You've got a strong sense of character and you're also good at making distinct ones that I can tell apart, which is great! You have incredible potential and so too does your story. To that end, I've some things for you to help you edit and make your writing chops shine! First: (my favorite tool) Editminion! This will help you identify weak prose, words that don't work, homonyms, Adverbs, etc. It can help you sure up your story.
Passive Voice. This article can help you identify instances of Passive Voice and how you can fix it.
How to start your story. This will help you determine how best to start your story so that you're in the action, in the moment, and not starting too early! Purple Prose. This will help you to understand that, in some instances it's great to be descriptive, but being overly descriptive can be just as bad and identifying where to put your powers to good use is key.

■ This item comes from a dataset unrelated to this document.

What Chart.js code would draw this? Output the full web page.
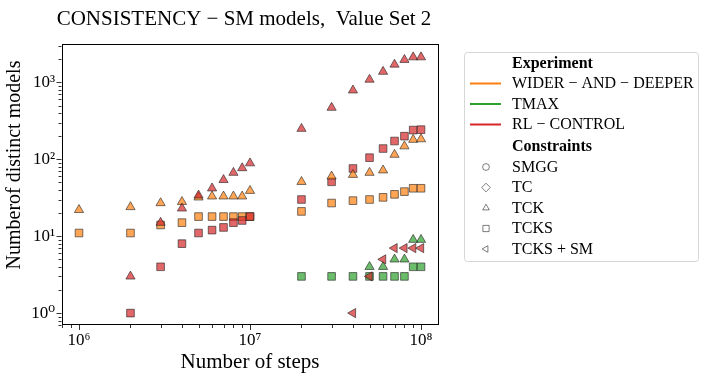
<!DOCTYPE html>
<html>
<head>
<meta charset="utf-8">
<script src="https://cdn.jsdelivr.net/npm/chart.js@4"></script>
<style>
  html, body { margin: 0; padding: 0; background: #fff; }
</style>
</head>
<body>
<canvas id="chart" width="706" height="380"></canvas>
<script>
// ======= DATA =======
const steps = [1e6, 2e6, 3e6, 4e6, 5e6, 6e6, 7e6, 8e6, 9e6, 1e7,
               2e7, 3e7, 4e7, 5e7, 6e7, 7e7, 8e7, 9e7, 1e8];

const widerTCK  = [22, 24, 27, 28, 32, 33, 33, 33, 33, 39, 51, 60, 63, 67, 72, 115, 148, 180, 183];
const widerTCKS = [11, 11, 14, 15, 18, 18, 18, 18, 18, 18, 21, 27, 29, 30, 32, 35, 38, 42, 42];

const tmaxTCK  = [null, null, null, null, null, null, null, null, null, null,
                  null, null, null, 4, 4, 5, 5, 9, 9];
const tmaxTCKS = [null, null, null, null, null, null, null, null, null, null,
                  3, 3, 3, 3, 3, 3, 3, 4, 4];

const rlTCK    = [null, 3, 15, 23, 34, 42, 54, 67, 77, 89, 250, 470, 790, 1090, 1380, 1710, 1970, 2130, 2130];
const rlTCKS   = [null, 1, 4, 8, 11, 12, 13, 15, 16, 18, 30, 51, 76, 105, 138, 173, 200, 240, 243];
const rlTCKSSM = [null, null, null, null, null, null, null, null, null, null,
                  null, null, 1, 3, 5, 7, 7, 7, 7];

const experiments = ['WIDER \u2212 AND \u2212 DEEPER', 'TMAX', 'RL \u2212 CONTROL'];
const constraints = ['SMGG', 'TC', 'TCK', 'TCKS', 'TCKS + SM'];

// ======= STYLE =======
const FONT = "'Liberation Serif', 'DejaVu Serif', serif";
const C_ORANGE = '#ff7f0e', C_GREEN = '#2ca02c', C_RED = '#d62728';
const FILL = { orange: 'rgba(255,127,14,0.7)', green: 'rgba(44,160,44,0.7)', red: 'rgba(214,39,40,0.7)' };
const EDGE = 'rgba(30,30,30,0.75)';

function pts(values) {
  const out = [];
  values.forEach((v, i) => { if (v !== null) out.push({ x: steps[i], y: v }); });
  return out;
}

function series(values, fill, style, order, rotation) {
  return {
    data: pts(values),
    pointStyle: style,
    pointRotation: rotation || 0,
    pointRadius: style === 'rect' ? 5.4 : 5.3,
    pointBackgroundColor: fill,
    pointBorderColor: EDGE,
    pointBorderWidth: 0.8,
    showLine: false,
    order: order
  };
}

const SUP = '⁰¹²³⁴⁵⁶⁷⁸⁹';
function isDecade(v) { const l = Math.log10(v); return Math.abs(l - Math.round(l)) < 1e-6; }
function isNice(v) {
  const e = Math.floor(Math.log10(v) + 1e-9);
  const s = v / Math.pow(10, e);
  return Math.abs(s - Math.round(s)) < 1e-6;
}
function logLabel(v) {
  if (!isDecade(v)) return '';
  const n = Math.round(Math.log10(v));
  return '10' + String(n).split('').map(d => SUP[+d]).join('');
}

// ======= FRAME, MINOR/MAJOR TICKS, TITLES, LEGEND =======
const decorations = {
  id: 'decorations',
  afterDraw(chart) {
    const { ctx, chartArea: a, scales } = chart;
    ctx.save();
    ctx.strokeStyle = '#000';
    ctx.lineWidth = 1;
    ctx.strokeRect(Math.round(a.left) + 0.5, Math.round(a.top) + 0.5,
                   Math.round(a.right - a.left) - 1, Math.round(a.bottom - a.top) - 1);

    ctx.lineWidth = 0.8;
    scales.x.ticks.forEach(t => {
      const px = Math.round(scales.x.getPixelForValue(t.value)) + 0.5;
      const len = isDecade(t.value) ? 5 : 3;
      ctx.beginPath(); ctx.moveTo(px, a.bottom); ctx.lineTo(px, a.bottom + len); ctx.stroke();
    });
    scales.y.ticks.forEach(t => {
      const py = Math.round(scales.y.getPixelForValue(t.value)) + 0.5;
      const len = isDecade(t.value) ? 5 : 3;
      ctx.beginPath(); ctx.moveTo(a.left, py); ctx.lineTo(a.left - len, py); ctx.stroke();
    });

    ctx.fillStyle = '#000';
    ctx.textBaseline = 'alphabetic';
    ctx.textAlign = 'center';
    ctx.font = '21px ' + FONT;
    ctx.fillText('CONSISTENCY \u2212 SM models,  Value Set 2', 244, 25);

    ctx.font = '21px ' + FONT;
    ctx.fillText('Number of steps', 250, 368);

    ctx.save();
    ctx.translate(20, 165);
    ctx.rotate(-Math.PI / 2);
    ctx.font = '20px ' + FONT;
    ctx.fillText('Numberof distinct models', 0, 0);
    ctx.restore();

    // legend box
    ctx.beginPath();
    ctx.roundRect(464.5, 52.5, 234, 209, 3);
    ctx.fillStyle = 'rgba(255,255,255,0.8)';
    ctx.fill();
    ctx.strokeStyle = '#d6d6d6';
    ctx.lineWidth = 1;
    ctx.stroke();

    ctx.fillStyle = '#000';
    ctx.textAlign = 'left';
    ctx.textBaseline = 'middle';
    ctx.font = 'bold 16px ' + FONT;
    ctx.fillText('Experiment', 512, 64);
    ctx.fillText('Constraints', 512, 147);

    ctx.font = '16px ' + FONT;
    const lineColors = [C_ORANGE, C_GREEN, C_RED];
    const lineY = [83.5, 104, 124.5];
    experiments.forEach((name, i) => {
      ctx.strokeStyle = lineColors[i];
      ctx.lineWidth = 2;
      ctx.beginPath(); ctx.moveTo(470, lineY[i]); ctx.lineTo(501, lineY[i]); ctx.stroke();
      ctx.fillStyle = '#000';
      ctx.fillText(name, 512, lineY[i] + 0.5);
    });

    // hollow marker glyphs for the constraint entries
    const styles = [['circle', 0, 3.4], ['rectRot', 0, 4.3], ['triangle', 0, 3.8], ['rect', 0, 4.4], ['triangle', -90, 3.8]];
    const markY = [167, 187.5, 208, 228.5, 249];
    constraints.forEach((name, i) => {
      ctx.fillStyle = 'rgba(0,0,0,0)';
      ctx.strokeStyle = 'rgba(50,50,50,0.8)';
      ctx.lineWidth = 0.8;
      Chart.helpers.drawPoint(ctx, {
        pointStyle: styles[i][0], rotation: styles[i][1], radius: styles[i][2], borderWidth: 0.8
      }, 486, markY[i]);
      ctx.fillStyle = '#000';
      ctx.fillText(name, 512, markY[i] + 0.5);
    });
    ctx.restore();
  }
};

const xTicks = {
  autoSkip: false, maxRotation: 0, padding: 5, color: '#000',
  font: { family: FONT, size: 17 },
  callback: v => logLabel(v)
};
const yTicks = {
  autoSkip: false, padding: 6.5, color: '#000',
  font: { family: FONT, size: 17 },
  callback: v => logLabel(v)
};

new Chart(document.getElementById('chart').getContext('2d'), {
  type: 'scatter',
  data: {
    datasets: [
      series(widerTCKS, FILL.orange, 'rect', 7),
      series(tmaxTCKS, FILL.green, 'rect', 6),
      series(rlTCKS, FILL.red, 'rect', 5),
      series(widerTCK, FILL.orange, 'triangle', 4),
      series(tmaxTCK, FILL.green, 'triangle', 3),
      series(rlTCK, FILL.red, 'triangle', 2),
      series(rlTCKSSM, FILL.red, 'triangle', 1, -90)
    ]
  },
  options: {
    responsive: false,
    animation: false,
    layout: { padding: { left: 0, right: 268, top: 44, bottom: 0 } },
    plugins: { legend: { display: false }, tooltip: { enabled: false }, title: { display: false } },
    scales: {
      x: {
        type: 'logarithmic', min: 7.9e5, max: 1.257e8,
        grid: { display: false, drawTicks: false },
        border: { display: false },
        ticks: xTicks,
        afterBuildTicks: s => { s.ticks = s.ticks.filter(t => isNice(t.value)); },
        afterFit: s => { s.height = 55; }
      },
      y: {
        type: 'logarithmic', min: 0.71, max: 3160,
        grid: { display: false, drawTicks: false },
        border: { display: false },
        ticks: yTicks,
        afterBuildTicks: s => { s.ticks = s.ticks.filter(t => isNice(t.value)); },
        afterFit: s => { s.width = 61.5; }
      }
    }
  },
  plugins: [decorations]
});
</script>
</body>
</html>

Phew! Sheesh, this was a long one. I hope that what I've been able to give you feedback on helps you in your editing and writing process. I hope these resources help you make your novel awesome. Your start might be rocky, but so is everybody's! And just like all the other writers you know, you'll have to trim down here and there, and sure up here and there. You've got the ability and a good basis down, so there's no doubt that you'll make something cool! I wish you all the best.